In vain were nails driven through my hands.
I remember my crucifixion and bloody coronation
I remember the mockers and the buffeting insults
The sepulcher and the white linen have yielded me up
I am alive in New York and San Francisco,
Again I tread the streets after two thousand years.
Not all the traditions can put vitality in churches
They are not alive, they are cold mortar and brick,
I can easily build as good, and so can you:—
Books are not men—

kinky won said...

Why did you become a believer in god is a better question and I think very eloquently addressed in H.L. Mencken's "Treatise on the gods" and amusingly enough in William Safire' "The First Dissident, Job". Amusing because Safire is a devout Christian. He prefaces the book with different versions of the bible edited and written by different men. When people ask me about the bible, I ask which version are you referring to? Oh I forgot to mention how much I love Heinlen's book about Job.

kinky won said...

Rumors of Sarah is also very loverly reading as well btw;

Bryan Ray said...

I’m familiar with both Mencken and Safire, but I’ve never read either of the books that you name – so I thank you for mentioning them: I’ll definitely check them out. And Heinlein’s book as well. (I’m very interested in this topic.)

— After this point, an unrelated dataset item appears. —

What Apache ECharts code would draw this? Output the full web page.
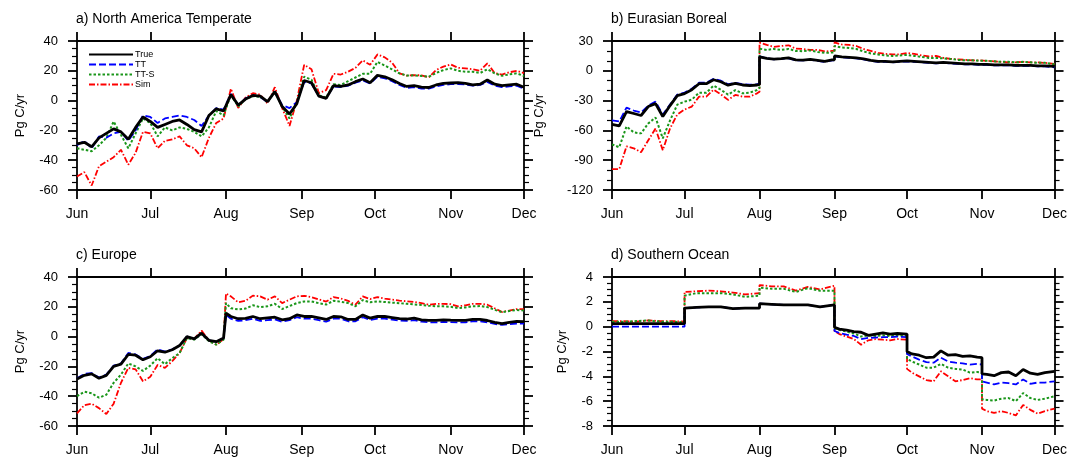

Re: “When people ask me about the bible, I ask which version are you referring to,” – that’s good! – I’ve given the same response myself. And I do the same when anyone mentions god: “Which god are you referring to?”

Job is my favorite book of the Bible (and I mean the King James translation with optional Apocrypha) – actually, I should say that Job is in a three-way tie with Ecclesiastes and Jonah. Here are a few books about Job that I love:

William Blake made some illustrations that are as good as a commentary (not to mention sublime) – they are now in the public domain and therefore (I assume) easy to find; nonetheless, here’s the Wikipedia link.

Also, the poet Robert Frost wrote a verse play called ‘A Masque of Reason’ – it can be easily found in his ‘Collected Poems’; but, again, here’s the Wikipedia article.

And lastly, there’s a book by Jack Miles called God: A Biography (available here) that contains a chapter called ‘Fiend,’ which deals with the book of Job – after a long, detailed explanation, Miles arrives at the following translation of Job’s last rejoinder to “the Lord” (42:1-6). This interests me because most biblical translations soften Job’s speech to make it palatable to modern believers (especially those last lines) whereas Miles attempts to restore its original piquancy:

Then Job answered the Lord:
“You know you can do anything.
Nothing can stop you.
You ask, ‘Who is this ignorant muddler?’
Well, I said more than I knew, wonders quite beyond me.
‘You listen, and I’ll talk,’ you say,
‘I’ll question you, and you tell me.’
Word of you had reached my ears,
But now that my eyes have seen you,
I shudder with sorrow for mortal clay.”

One last thought comes to mind: I think that perhaps the Book of Job itself might be the harshest critique and criticism against an Almighty God that has yet been written – or at least it is the strongest. Except when I consider the church’s blasé attitude toward comprehending its self-styled holy scriptures (and compare how much it values the comprehension of its doctrines), I cannot imagine why modern believers do not simply expunge the Book of Job from their Bibles.

Bryan Ray said...

I’m very happy that you mention that! Yes, Rumors of Sarah is an embellished mistranslation of St. Mark’s gospel: I would canonize it in a heartbeat; also, there are excellent (anti-)biblical writings in Truth and Other Fictions; as well as in the purposely unperformable adaptation of Shakespeare, called A Terrible Misunderstanding. Lastly, the big tome of cheerful blasphemies Collected Religious Writings of Bryan Ray is an endless fount of theological amusement.